Bachmann, der für sich den Vornamen Gideon wählte, interviewte Pasolini 1965 für seine Radiosendung „The Film Art“, die von einer US-amerikanische Radiostation ausgestrahlt wurde. Ein bisschen autoritär und erkennbar ignorant tritt Bachmann hier gegenüber Pasolini auf. Was diesen nicht aus der Ruhe bringt. Und der Auftakt für wiederholte Treffen ist, die 1975 in gleich vier Gesprächen gipfeln, die Bachmann mit Pasolini während der Dreharbeiten zu dessen letztem Film „Salò oder die 120 Tage von Sodom“ führte.
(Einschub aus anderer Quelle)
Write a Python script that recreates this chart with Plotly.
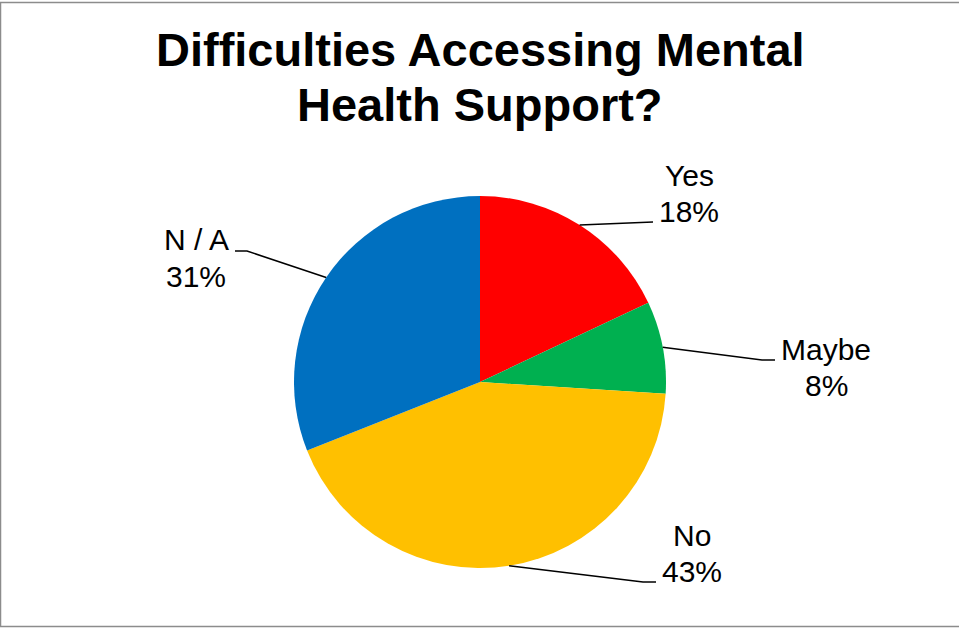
import math
import plotly.graph_objects as go

# Survey answers
categories = ["Yes", "Maybe", "No", "N / A"]
shares = [18, 8, 43, 31]
slice_colors = ["#FF0000", "#00B050", "#FFC000", "#0070C0"]
title_lines = ["Difficulties Accessing Mental", "Health Support?"]

# Canvas and pie geometry (pixels)
W, H = 959, 628
CX, CY, R = 480, 382, 186

# Label text centres (x, first-line y, second-line y) and leader-line bends (pixels)
label_pos = {
    "Yes": (689, 176, 211),
    "Maybe": (826, 349, 385),
    "No": (692, 535, 571),
    "N / A": (196, 239, 276),
}
leader_path = {
    "Yes": [(653, 222)],
    "Maybe": [(762, 360), (775, 360)],
    "No": [(643, 582), (656, 582)],
    "N / A": [(247, 251), (235, 251)],
}


def px(x):
    return x / W


def py(y):
    return 1 - y / H


fig = go.Figure(
    go.Pie(
        labels=categories,
        values=shares,
        marker=dict(colors=slice_colors, line=dict(width=0)),
        sort=False,
        direction="clockwise",
        rotation=0,
        textinfo="none",
        hoverinfo="label+percent",
        showlegend=False,
        domain=dict(x=[px(CX - R), px(CX + R)], y=[py(CY + R), py(CY - R)]),
    )
)

annotations = []
shapes = []
total = sum(shares)
cum = 0
for name, val in zip(categories, shares):
    mid = (cum + val / 2) / total * 2 * math.pi
    cum += val
    pct = round(val / total * 100)
    sx = CX + R * math.sin(mid)
    sy = CY - R * math.cos(mid)
    pts = [(sx, sy)] + leader_path[name]
    path = "M " + " L ".join(f"{px(x)},{py(y)}" for x, y in pts)
    shapes.append(dict(type="path", xref="paper", yref="paper", path=path,
                       line=dict(color="black", width=1.5)))
    lx, ly1, ly2 = label_pos[name]
    for txt, ly in ((name, ly1), (f"{pct}%", ly2)):
        annotations.append(dict(
            text=txt, x=px(lx), y=py(ly), xref="paper", yref="paper",
            xanchor="center", yanchor="middle", showarrow=False,
            font=dict(family="Liberation Sans, Arial", size=30, color="black"),
        ))

for txt, ly in zip(title_lines, (50, 104.5)):
    annotations.append(dict(
        text=f"<b>{txt}</b>", x=px(480), y=py(ly), xref="paper", yref="paper",
        xanchor="center", yanchor="middle", showarrow=False,
        font=dict(family="Liberation Sans, Arial", size=47, color="black"),
    ))

# Frame around the chart area
shapes.append(dict(type="rect", xref="paper", yref="paper",
                   x0=px(0.5), x1=px(962), y0=py(626.5), y1=py(2.5),
                   line=dict(color="#8C8C8C", width=1.5), fillcolor="rgba(0,0,0,0)"))

fig.update_layout(
    width=W, height=H,
    margin=dict(l=0, r=0, t=0, b=0),
    paper_bgcolor="white", plot_bgcolor="white",
    annotations=annotations, shapes=shapes,
)

fig.write_html("out.html", config={"displayModeBar": False})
Der besondere Charakter dieser Texte macht sie ungeeignet für das etwaige Bedürfnis, sich schnell ein paar gezielte Informationen zu Pasolinis Schaffen anzueignen. Bachmann verließ sich, wie Vitali in seiner Einleitung herausstellt, vor allem auf seine Intuition, die intellektuelle Haltung Pasolinis war für ihn kein Anlass, diesem auf Augenhöhe zu begegnen. Er „benutzte“ den anderen im Gespräch vielmehr zu dem Zweck, „die eigenen Gedanken zu klären“. Vitali nennt Bachmanns eigenwillige Position akademisch diskret „das kulturell und epistemisch Andere“. Anfangs kommen zudem Übersetzungsschwierigkeiten hinzu, da Bachmanns Italienisch noch rudimentär war, seiner Übersetzerin gegenüber verhielt er sich gleichwohl sehr selbstbewusst.

Man liest diese Gespräche ungeachtet ihrer unter handwerklichen Gesichtspunkten dürftigen Qualitäten mit Gewinn. Den intellektuellen oder historischen Hintergrund der Gespräche liefert Vitali im Kommentar, in dem er etwa die komplizierte Situation zur Zeit der „Republik von Salò“ in Italien gegen Ende des Zweiten Weltkriegs skizziert oder einzelne Positionen strukturalistischer und poststrukturalistischer Philosophie zu de Sade vorstellt, auf die sich Pasolini in „Salò“ bezog. Vereinzelt findet sich im Apparat der eine oder andere sinnentstellende Fehler, den das Lektorat übersehen hat. Die Vorzüge dieser Ausgabe überwiegen allemal.